RECORDS PROVIDED —
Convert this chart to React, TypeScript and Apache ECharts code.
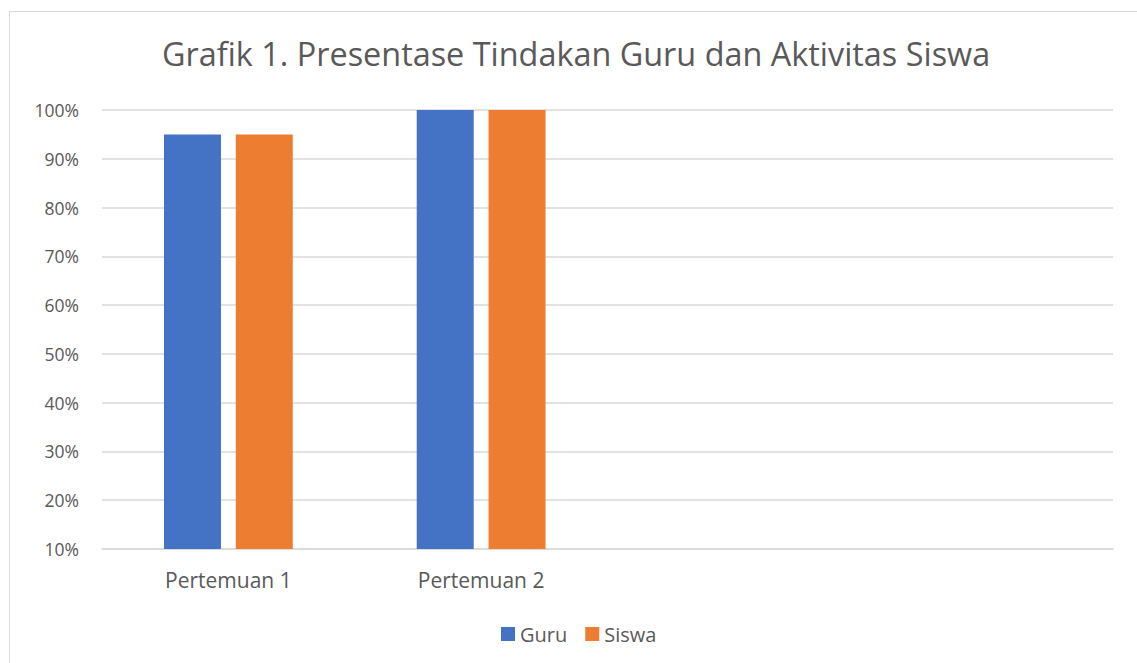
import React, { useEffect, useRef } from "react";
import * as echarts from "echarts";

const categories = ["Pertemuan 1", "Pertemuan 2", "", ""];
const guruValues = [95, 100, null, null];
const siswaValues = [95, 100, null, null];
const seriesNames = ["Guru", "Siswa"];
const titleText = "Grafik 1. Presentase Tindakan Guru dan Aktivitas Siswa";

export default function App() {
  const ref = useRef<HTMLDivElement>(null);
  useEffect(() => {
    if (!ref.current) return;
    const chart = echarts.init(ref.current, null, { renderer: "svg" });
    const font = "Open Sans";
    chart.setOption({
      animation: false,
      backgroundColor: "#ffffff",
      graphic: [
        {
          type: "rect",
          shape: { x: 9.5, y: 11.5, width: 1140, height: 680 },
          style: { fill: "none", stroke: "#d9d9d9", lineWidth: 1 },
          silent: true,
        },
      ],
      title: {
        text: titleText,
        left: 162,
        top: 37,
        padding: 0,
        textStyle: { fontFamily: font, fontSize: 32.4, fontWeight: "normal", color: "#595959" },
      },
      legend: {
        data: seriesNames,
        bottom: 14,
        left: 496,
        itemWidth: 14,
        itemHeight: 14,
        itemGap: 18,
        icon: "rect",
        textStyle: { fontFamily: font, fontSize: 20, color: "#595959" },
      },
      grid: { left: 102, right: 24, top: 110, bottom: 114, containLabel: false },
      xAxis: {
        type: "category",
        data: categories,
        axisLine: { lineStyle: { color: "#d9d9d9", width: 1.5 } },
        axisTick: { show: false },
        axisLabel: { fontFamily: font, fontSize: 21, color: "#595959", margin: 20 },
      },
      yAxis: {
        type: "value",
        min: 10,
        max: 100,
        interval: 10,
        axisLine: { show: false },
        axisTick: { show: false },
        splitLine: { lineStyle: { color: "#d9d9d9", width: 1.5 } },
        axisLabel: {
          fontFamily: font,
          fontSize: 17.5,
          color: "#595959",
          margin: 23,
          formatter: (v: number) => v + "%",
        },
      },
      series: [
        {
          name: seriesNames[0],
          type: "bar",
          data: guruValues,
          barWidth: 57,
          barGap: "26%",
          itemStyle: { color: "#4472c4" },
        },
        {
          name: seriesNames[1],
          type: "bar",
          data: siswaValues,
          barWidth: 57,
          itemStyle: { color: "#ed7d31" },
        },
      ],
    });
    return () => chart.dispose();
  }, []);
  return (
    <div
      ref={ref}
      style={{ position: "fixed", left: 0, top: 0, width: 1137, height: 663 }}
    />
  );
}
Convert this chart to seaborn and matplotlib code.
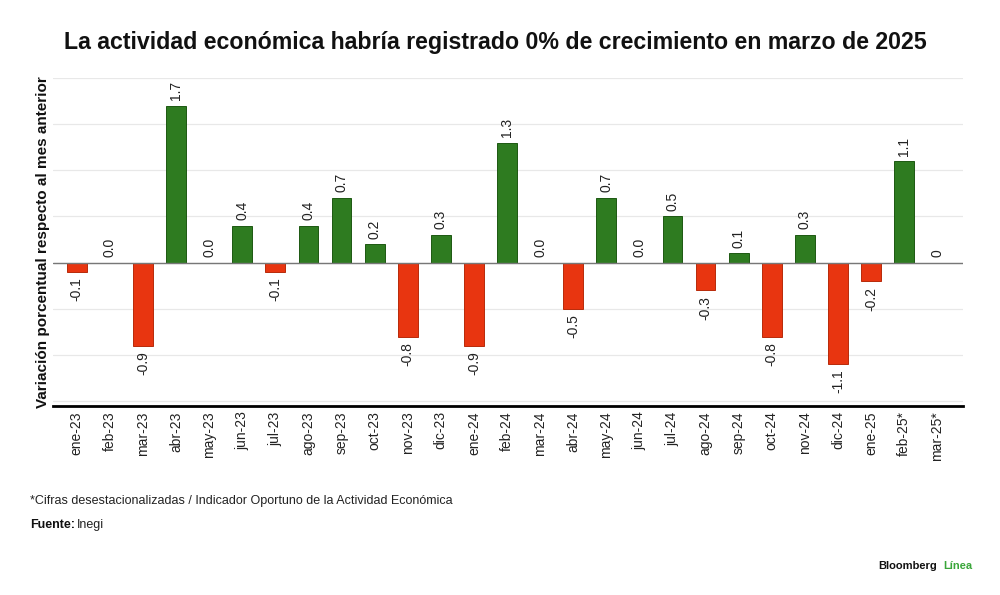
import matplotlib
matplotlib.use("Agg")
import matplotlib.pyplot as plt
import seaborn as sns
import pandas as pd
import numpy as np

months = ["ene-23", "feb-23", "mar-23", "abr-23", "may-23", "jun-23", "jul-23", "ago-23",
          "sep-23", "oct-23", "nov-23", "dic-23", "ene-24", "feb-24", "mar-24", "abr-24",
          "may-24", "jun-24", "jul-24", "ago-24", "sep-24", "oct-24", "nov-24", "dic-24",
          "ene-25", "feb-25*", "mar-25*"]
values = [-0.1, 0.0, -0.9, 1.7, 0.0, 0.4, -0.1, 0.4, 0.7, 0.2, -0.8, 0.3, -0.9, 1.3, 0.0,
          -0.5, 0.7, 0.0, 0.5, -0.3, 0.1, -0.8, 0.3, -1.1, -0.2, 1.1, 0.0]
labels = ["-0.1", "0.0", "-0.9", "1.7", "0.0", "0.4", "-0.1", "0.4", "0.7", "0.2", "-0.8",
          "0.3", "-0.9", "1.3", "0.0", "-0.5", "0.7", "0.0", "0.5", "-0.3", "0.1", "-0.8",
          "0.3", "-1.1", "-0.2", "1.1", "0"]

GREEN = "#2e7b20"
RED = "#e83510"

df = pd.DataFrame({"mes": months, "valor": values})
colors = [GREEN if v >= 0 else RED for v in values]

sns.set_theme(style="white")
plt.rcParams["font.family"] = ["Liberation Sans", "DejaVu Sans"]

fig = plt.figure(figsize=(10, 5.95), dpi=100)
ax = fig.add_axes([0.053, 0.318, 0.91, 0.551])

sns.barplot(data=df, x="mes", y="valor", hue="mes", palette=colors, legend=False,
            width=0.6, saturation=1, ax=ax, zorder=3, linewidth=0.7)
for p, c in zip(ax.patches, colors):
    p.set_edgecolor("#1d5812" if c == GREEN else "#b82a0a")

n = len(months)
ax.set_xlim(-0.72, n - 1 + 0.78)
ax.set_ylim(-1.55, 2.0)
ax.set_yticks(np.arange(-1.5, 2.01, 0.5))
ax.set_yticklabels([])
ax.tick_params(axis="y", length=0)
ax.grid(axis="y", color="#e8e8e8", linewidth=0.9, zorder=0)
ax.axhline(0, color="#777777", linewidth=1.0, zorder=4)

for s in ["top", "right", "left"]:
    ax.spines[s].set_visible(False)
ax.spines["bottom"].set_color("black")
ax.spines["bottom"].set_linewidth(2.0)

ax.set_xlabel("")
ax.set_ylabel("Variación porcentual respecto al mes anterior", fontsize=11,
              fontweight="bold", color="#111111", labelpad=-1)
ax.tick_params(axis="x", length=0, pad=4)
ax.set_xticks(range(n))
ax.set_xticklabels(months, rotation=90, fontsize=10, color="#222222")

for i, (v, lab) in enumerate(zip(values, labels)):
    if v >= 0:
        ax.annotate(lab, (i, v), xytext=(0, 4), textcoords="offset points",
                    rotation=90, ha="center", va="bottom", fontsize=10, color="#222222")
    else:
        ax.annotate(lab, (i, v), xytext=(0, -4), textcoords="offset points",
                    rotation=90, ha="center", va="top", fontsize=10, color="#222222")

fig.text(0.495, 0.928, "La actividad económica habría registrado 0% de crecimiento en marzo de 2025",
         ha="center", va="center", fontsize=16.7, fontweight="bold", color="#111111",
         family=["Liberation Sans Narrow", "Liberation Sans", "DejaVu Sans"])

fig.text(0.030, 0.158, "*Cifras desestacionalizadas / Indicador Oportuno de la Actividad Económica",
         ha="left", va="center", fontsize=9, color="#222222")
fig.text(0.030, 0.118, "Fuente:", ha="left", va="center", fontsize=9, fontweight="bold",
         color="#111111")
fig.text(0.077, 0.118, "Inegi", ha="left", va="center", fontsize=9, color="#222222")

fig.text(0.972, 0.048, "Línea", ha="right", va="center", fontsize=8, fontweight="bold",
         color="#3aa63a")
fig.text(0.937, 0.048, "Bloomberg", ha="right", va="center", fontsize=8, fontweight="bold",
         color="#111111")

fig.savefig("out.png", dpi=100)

DIRECTION — Pull out all lines of the data with the string "matplotlib".

ANSWER FOR THIS EXERCISE —
Convert this chart to seaborn and matplotlib code.
import matplotlib
matplotlib.use("Agg")
import matplotlib.pyplot as plt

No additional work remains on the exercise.